Są: Bontrager Privateer ; Breezer Lighting ; Cannondale F900 ; Sunn Cross ; Viner Comp Line
Były: Puch ; Wheeler E1 Titanium ; DrJekyll i MrHyde ; FSR ; FSR2 ; Klein ; Puch2 ; Trek ; HKeK ; Endorfina ; Jose .

#20
Chciałem uprzejmie poinformować, iż wszedłem w posiadanie HT :)

Na początek odchudziliśmy go z ElZiomallo zmieniając:
- kierownica - stalowa 400gr na ładne alu 140g
- chwyty - dziwne nowoczesne 140g na różowe oury 100g
- opony - ciężkie Ritcheye circa 650g szt. na Panaracery 590g

Jazda testowa i zdjęcia dopiero w święta. Na razie szukuje do dla szanownej Pani Matki :)
Jest SzmoC. Szukam jeszcze różowych zacisków do koł i nowych klocków do kantów i rower jak marzenie....
Był: pewna Gusta, Votec F7 '99, jakiś karbonowy Scott, trzeszczący Mountain Cycle San Andreas, całkiem ładny Rocky Mountain Blizzard '96, Intense M1 '03,

#21
Witam
Przerabiałem dzisiaj kupioną na allegro ramę z widelcem yeavy toola ht comp na "śniegołaza" (może śnieg kiedyś spadnie), dokładnie zrobiłem singla z przerzutką szosową light action zamiast napinacza + częsci "garażowe". Przy okazji zdemontowałem aluminiowe rurki, które kiedyś były pancerzami tylnych odcinków linek przerzutek i hamulca.
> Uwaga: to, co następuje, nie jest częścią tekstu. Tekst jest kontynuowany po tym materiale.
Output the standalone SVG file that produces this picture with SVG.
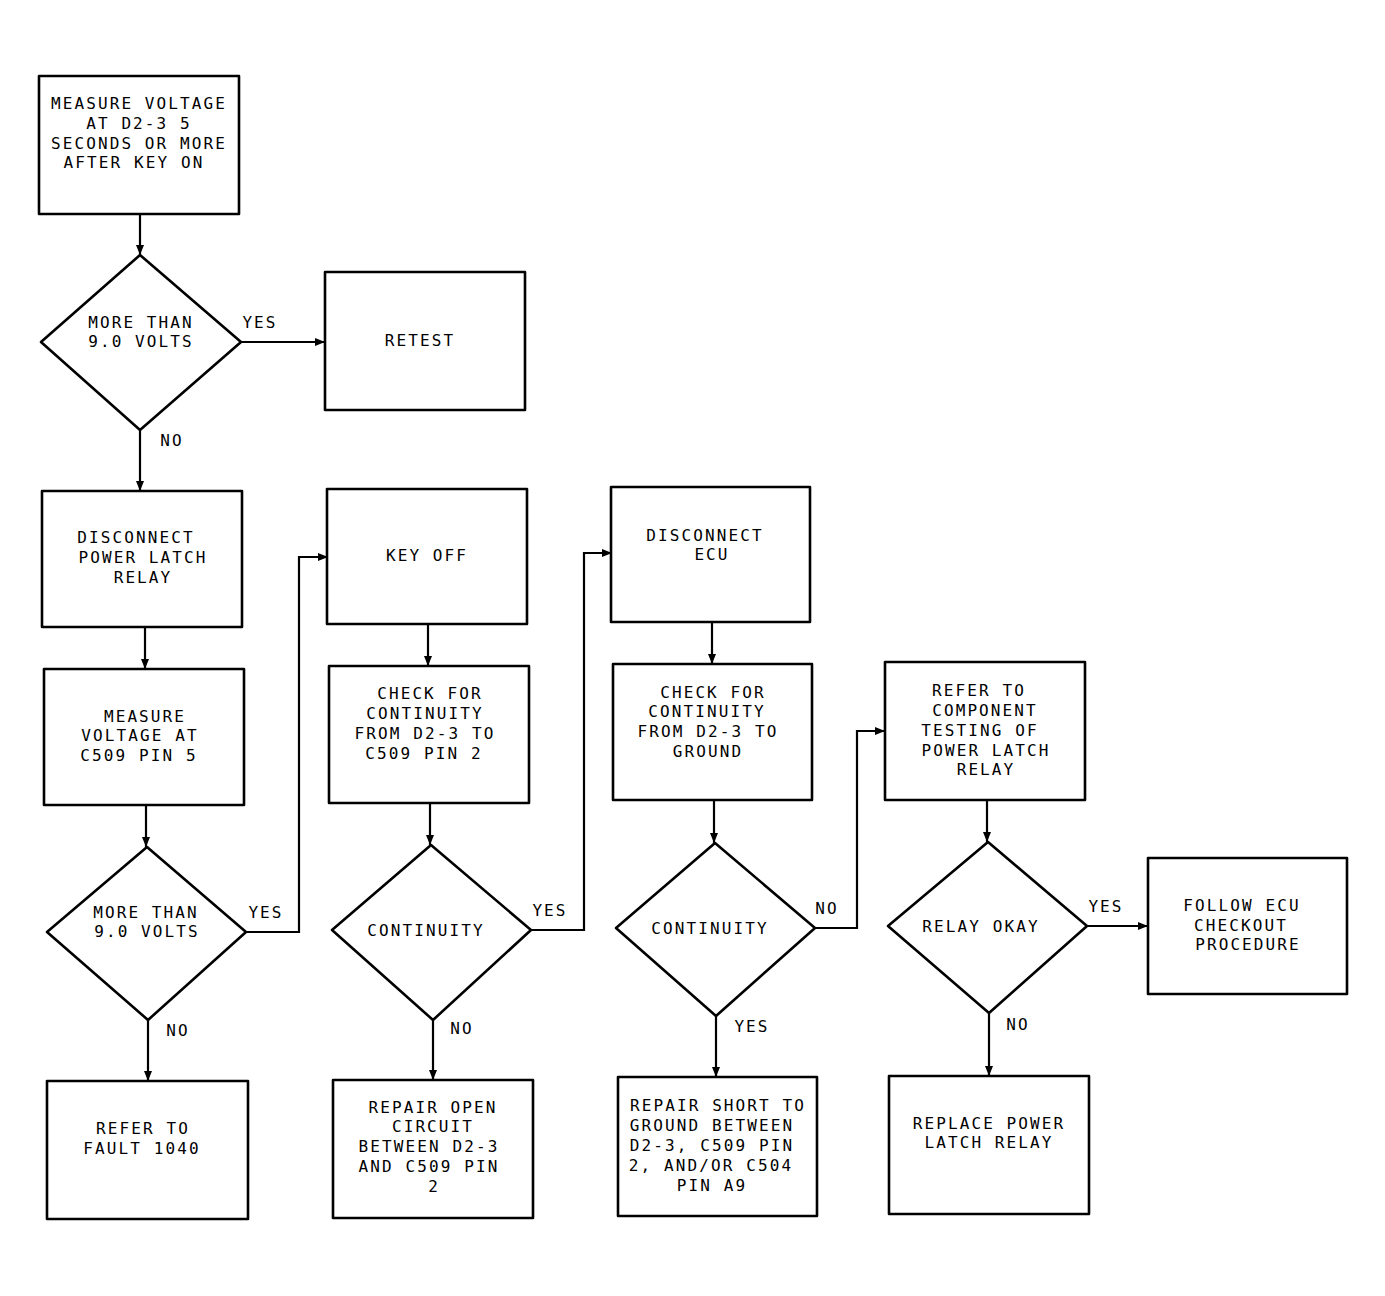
<svg xmlns="http://www.w3.org/2000/svg" width="1385" height="1296" viewBox="0 0 1385 1296">
<defs>
<style>
.b{fill:#fff;stroke:#000;stroke-width:2.6;stroke-linejoin:round}
.c{fill:none;stroke:#000;stroke-width:2.2}
text{font-family:"DejaVu Sans Mono","Liberation Mono",monospace;font-size:16px;letter-spacing:2.1px;fill:#000;text-anchor:middle;dominant-baseline:central}
</style>
<marker id="ah" viewBox="0 0 10 8" refX="10" refY="4" markerWidth="10" markerHeight="8" markerUnits="userSpaceOnUse" orient="auto">
<path d="M0,0 L10,4 L0,8 Z" fill="#000"/>
</marker>
</defs>
<rect width="1385" height="1296" fill="#fff"/>

<g id="connectors">
<path class="c" d="M140,214 V255" marker-end="url(#ah)"/>
<path class="c" d="M241,342 H325" marker-end="url(#ah)"/>
<path class="c" d="M140,430 V491" marker-end="url(#ah)"/>
<path class="c" d="M145,627 V669" marker-end="url(#ah)"/>
<path class="c" d="M146,805 V847" marker-end="url(#ah)"/>
<path class="c" d="M246,932 H299 V557 H328" marker-end="url(#ah)"/>
<path class="c" d="M148,1020 V1081" marker-end="url(#ah)"/>
<path class="c" d="M428,624 V666" marker-end="url(#ah)"/>
<path class="c" d="M430,803 V845" marker-end="url(#ah)"/>
<path class="c" d="M531,930 H584 V553 H612" marker-end="url(#ah)"/>
<path class="c" d="M433,1020 V1080" marker-end="url(#ah)"/>
<path class="c" d="M712,622 V664" marker-end="url(#ah)"/>
<path class="c" d="M714,800 V843" marker-end="url(#ah)"/>
<path class="c" d="M815,928 H857 V731 H885" marker-end="url(#ah)"/>
<path class="c" d="M716,1016 V1077" marker-end="url(#ah)"/>
<path class="c" d="M987,800 V842" marker-end="url(#ah)"/>
<path class="c" d="M1087,926 H1148" marker-end="url(#ah)"/>
<path class="c" d="M989,1013 V1076" marker-end="url(#ah)"/>
<text x="260" y="322">YES</text>
<text x="172" y="440">NO</text>
<text x="266" y="912">YES</text>
<text x="178" y="1030">NO</text>
<text x="550" y="910">YES</text>
<text x="462" y="1028">NO</text>
<text x="827" y="908">NO</text>
<text x="752" y="1026">YES</text>
<text x="1106" y="906">YES</text>
<text x="1018" y="1024">NO</text>
</g>

<g id="n1">
<rect class="b" x="39" y="76" width="200" height="138"/>
<text x="139" y="103">MEASURE VOLTAGE</text>
<text x="139" y="123">AT D2-3 5</text>
<text x="139" y="143">SECONDS OR MORE</text>
<text x="134" y="162">AFTER KEY ON</text>
</g>

<g id="d1">
<path class="b" d="M140,255 L241,342 L140,430 L41,342 Z"/>
<text x="141" y="322">MORE THAN</text>
<text x="141" y="341">9.0 VOLTS</text>
</g>

<g id="n_retest">
<rect class="b" x="325" y="272" width="200" height="138"/>
<text x="420" y="340">RETEST</text>
</g>

<g id="n2">
<rect class="b" x="42" y="491" width="200" height="136"/>
<text x="136" y="537">DISCONNECT</text>
<text x="143" y="557">POWER LATCH</text>
<text x="143" y="577">RELAY</text>
</g>

<g id="n3">
<rect class="b" x="44" y="669" width="200" height="136"/>
<text x="145" y="716">MEASURE</text>
<text x="140" y="735">VOLTAGE AT</text>
<text x="139" y="755">C509 PIN 5</text>
</g>

<g id="d2">
<path class="b" d="M147,847 L246,932 L148,1020 L47,932 Z"/>
<text x="146" y="912">MORE THAN</text>
<text x="147" y="931">9.0 VOLTS</text>
</g>

<g id="n4">
<rect class="b" x="47" y="1081" width="201" height="138"/>
<text x="143" y="1128">REFER TO</text>
<text x="142" y="1148">FAULT 1040</text>
</g>

<g id="n5">
<rect class="b" x="327" y="489" width="200" height="135"/>
<text x="427" y="555">KEY OFF</text>
</g>

<g id="n6">
<rect class="b" x="329" y="666" width="200" height="137"/>
<text x="430" y="693">CHECK FOR</text>
<text x="425" y="713">CONTINUITY</text>
<text x="425" y="733">FROM D2-3 TO</text>
<text x="424" y="753">C509 PIN 2</text>
</g>

<g id="d3">
<path class="b" d="M431,845 L531,930 L433,1020 L332,930 Z"/>
<text x="426" y="930">CONTINUITY</text>
</g>

<g id="n7">
<rect class="b" x="333" y="1080" width="200" height="138"/>
<text x="433" y="1107">REPAIR OPEN</text>
<text x="433" y="1126">CIRCUIT</text>
<text x="429" y="1146">BETWEEN D2-3</text>
<text x="429" y="1166">AND C509 PIN</text>
<text x="434" y="1186">2</text>
</g>

<g id="n8">
<rect class="b" x="611" y="487" width="199" height="135"/>
<text x="705" y="535">DISCONNECT</text>
<text x="712" y="554">ECU</text>
</g>

<g id="n9">
<rect class="b" x="613" y="664" width="199" height="136"/>
<text x="713" y="692">CHECK FOR</text>
<text x="707" y="711">CONTINUITY</text>
<text x="708" y="731">FROM D2-3 TO</text>
<text x="708" y="751">GROUND</text>
</g>

<g id="d4">
<path class="b" d="M715,843 L815,928 L716,1016 L616,928 Z"/>
<text x="710" y="928">CONTINUITY</text>
</g>

<g id="n10">
<rect class="b" x="618" y="1077" width="199" height="139"/>
<text x="718" y="1105">REPAIR SHORT TO</text>
<text x="712" y="1125">GROUND BETWEEN</text>
<text x="712" y="1145">D2-3, C509 PIN</text>
<text x="711" y="1165">2, AND/OR C504</text>
<text x="712" y="1185">PIN A9</text>
</g>

<g id="n11">
<rect class="b" x="885" y="662" width="200" height="138"/>
<text x="979" y="690">REFER TO</text>
<text x="985" y="710">COMPONENT</text>
<text x="980" y="730">TESTING OF</text>
<text x="986" y="750">POWER LATCH</text>
<text x="986" y="769">RELAY</text>
</g>

<g id="d5">
<path class="b" d="M988,842 L1087,926 L989,1013 L888,926 Z"/>
<text x="981" y="926">RELAY OKAY</text>
</g>

<g id="n12">
<rect class="b" x="1148" y="858" width="199" height="136"/>
<text x="1242" y="905">FOLLOW ECU</text>
<text x="1241" y="925">CHECKOUT</text>
<text x="1248" y="944">PROCEDURE</text>
</g>

<g id="n13">
<rect class="b" x="889" y="1076" width="200" height="138"/>
<text x="989" y="1123">REPLACE POWER</text>
<text x="989" y="1142">LATCH RELAY</text>
</g>
</svg>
Kiedyś w środku tych rurek musiały być jakieś uszczelnienia, ale już ich tam nie ma. Jeżeli ktoś chce spróbować coś z tym zrobić, to dajcie znać, oddam za darmo (Wrocław). Rurki są aluminiowe, więc trwale wygięte, dlatego nie da się ich zamontować do każdej ramy. Przyznam, że pierwszy raz spotykam się z takim rozwiązaniem i nawet nie wiem, czy to patetnt jakiejś firmy czy pomysł wcześniejszego użytkowanika.